FAROFA DE MANTEIGA


Buttered manioc meal
Serves 4

2-3 tablespoons vegetable oil
1 small onion coarsely chopped
1 egg
1 cup manioc meal
2 tablespoons fresh parsley, minced
salt and pepper to taste

Sauté onion in butter until soft, but not browned. Reduce heat and add egg, stirring until scrambled and well mixed. Gradually add manioc meal until the mixture becomes golden and resembles toasted bread crumbs. Add salt and pepper and stir in parsley.

This recipe can be adjusted to fit your taste buds by adding other vegetables and spices of your choosing. Experiment at home to find you favorite way to enjoy Farofa!

TAPIOCA PUDDING


3 cups milk, divided
1/3 cup small pearl tapioca
2 extra-large egg yolks, lightly beaten
1/4 teaspoon fine-grain sea salt
1/3 cup sugar
1 vanilla bean, split along the length (or 1 teaspoon vanilla extract)
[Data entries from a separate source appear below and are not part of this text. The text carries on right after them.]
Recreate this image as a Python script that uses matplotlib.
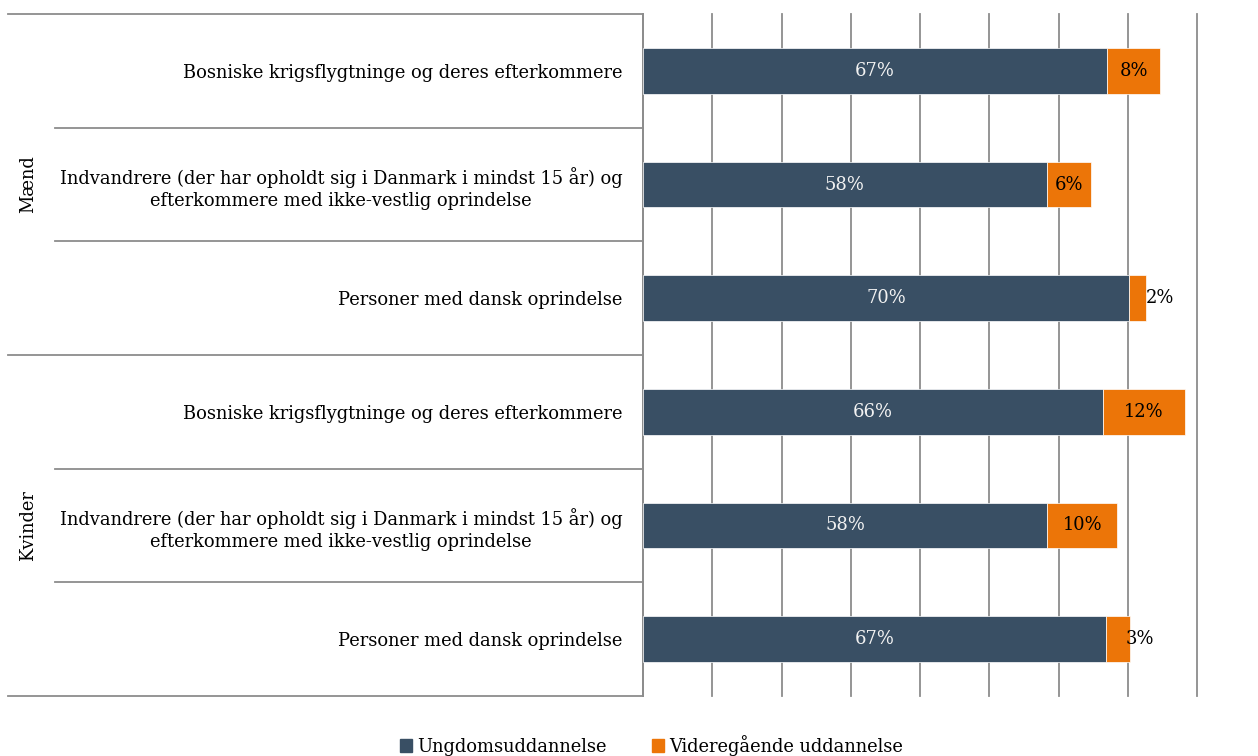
import matplotlib
matplotlib.use('Agg')
import matplotlib.pyplot as plt
from matplotlib.transforms import blended_transform_factory
from matplotlib.patches import Patch

# Rows from top to bottom
categories = [
    "Bosniske krigsflygtninge og deres efterkommere",
    "Indvandrere (der har opholdt sig i Danmark i mindst 15 år) og\nefterkommere med ikke-vestlig oprindelse",
    "Personer med dansk oprindelse",
    "Bosniske krigsflygtninge og deres efterkommere",
    "Indvandrere (der har opholdt sig i Danmark i mindst 15 år) og\nefterkommere med ikke-vestlig oprindelse",
    "Personer med dansk oprindelse",
]
groups = ["Mænd", "Kvinder"]
group_size = 3

# Shares in percent
ungdom = [67.0, 58.3, 70.2, 66.4, 58.4, 66.9]
videregaaende = [7.7, 6.4, 2.4, 11.8, 10.1, 3.4]
series_names = ["Ungdomsuddannelse", "Videregående uddannelse"]

dark = '#394F64'
orange = '#EC7508'
grid_col = '#8C8C8C'
font = 'DejaVu Serif'
fs = 12.85

plt.rcParams['font.family'] = font

fig = plt.figure(figsize=(12.58, 7.56), dpi=100)
ax = fig.add_axes([643 / 1258, 1 - 696 / 756, 554 / 1258, 682 / 756])

y = list(range(len(categories)))
ax.barh(y, ungdom, height=0.4, color=dark, edgecolor='white', linewidth=0.5, zorder=3)
ax.barh(y, videregaaende, left=ungdom, height=0.4, color=orange,
        edgecolor='white', linewidth=0.5, zorder=3)

# data labels
for i in y:
    ax.text(ungdom[i] / 2, i, f"{round(ungdom[i])}%", ha='center', va='center',
            color='#F2F2F2', fontsize=fs, zorder=4)
    xc = ungdom[i] + videregaaende[i] / 2
    if videregaaende[i] < 5:
        xc += 3.2
    ax.text(xc, i, f"{round(videregaaende[i])}%", ha='center', va='center',
            color='black', fontsize=fs, zorder=4)

ax.set_xlim(0, 80)
ax.set_ylim(len(categories) - 0.5, -0.5)
ax.set_xticks(range(0, 81, 10))
ax.tick_params(axis='x', length=0, labelbottom=False)
ax.grid(axis='x', color=grid_col, linewidth=1.3, zorder=0)
for gl in ax.get_xgridlines():
    gl.set_clip_on(False)

ax.set_yticks(y)
ax.set_yticklabels(categories, fontsize=fs)
ax.tick_params(axis='y', length=0, pad=15)
for lbl in ax.get_yticklabels():
    lbl.set_multialignment('center')
    lbl.set_linespacing(1.3)

for s in ['top', 'right', 'bottom']:
    ax.spines[s].set_visible(False)
ax.spines['left'].set_color(grid_col)
ax.spines['left'].set_linewidth(1.3)

# separator lines in the label area
tr = blended_transform_factory(fig.transFigure, ax.transData)
for k in range(len(categories) + 1):
    yy = k - 0.5
    x0 = 8 / 1258 if k % group_size == 0 else 55 / 1258
    ax.plot([x0, 643 / 1258], [yy, yy], transform=tr, color=grid_col,
            linewidth=1.3, clip_on=False)

for g, name in enumerate(groups):
    yc = g * group_size + (group_size - 1) / 2
    ax.text(28 / 1258, yc, name, transform=tr, rotation=90, ha='center',
            va='center', fontsize=fs)

handles = [Patch(color=dark), Patch(color=orange)]
fig.legend(handles, series_names, loc='center', bbox_to_anchor=(0.518, 0.014),
           ncol=2, frameon=False, fontsize=fs, handlelength=0.7, handleheight=0.7,
           handletextpad=0.3, columnspacing=2.5)

fig.savefig('out.png', dpi=100)
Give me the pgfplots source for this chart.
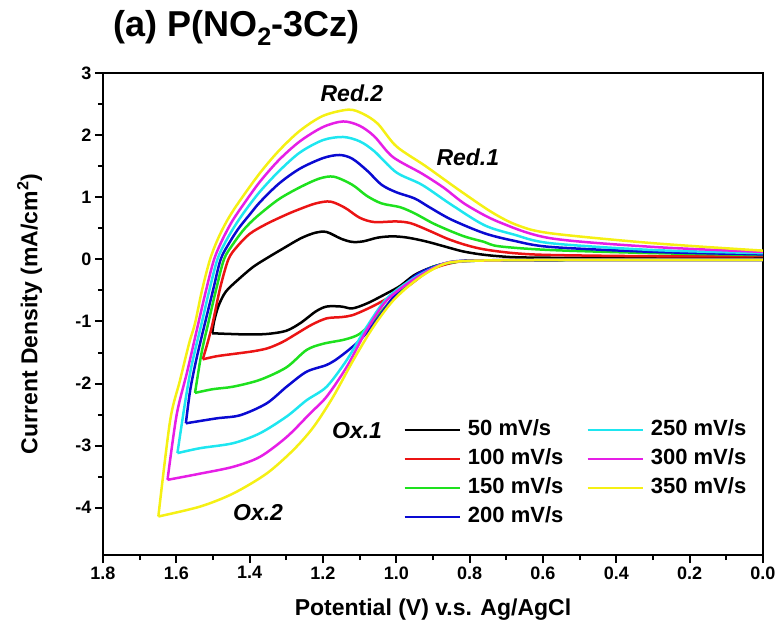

Pour 3/4 cup of the milk into a medium-sized, thick-bottomed pot. Add the tapioca and soak for 60 minutes. Whisk in the egg yolks, salt, sugar, and the remaining milk. Scrape the vanilla bean along its length with a knife and add that bean "paste" along with the bean itself to the pot (if you are using vanilla extract in place of the vanilla bean stir it in at the very end, after the pudding is completely cooked).

Over medium heat slowly bring the mixture just barely to a boil, stirring constantly for approximately 15 minutes. Reduce the heat and let the mixture simmer another 20 minutes or until the tapioca is completely cooked. Keep in mind this time can be significantly longer (or shorter). The tapioca will tell you when it is ready if you watch carefully. The tapioca beads will swell up and become almost entirely translucent. The custardy part of pudding will thicken dramatically as well. Enjoy hot or cold!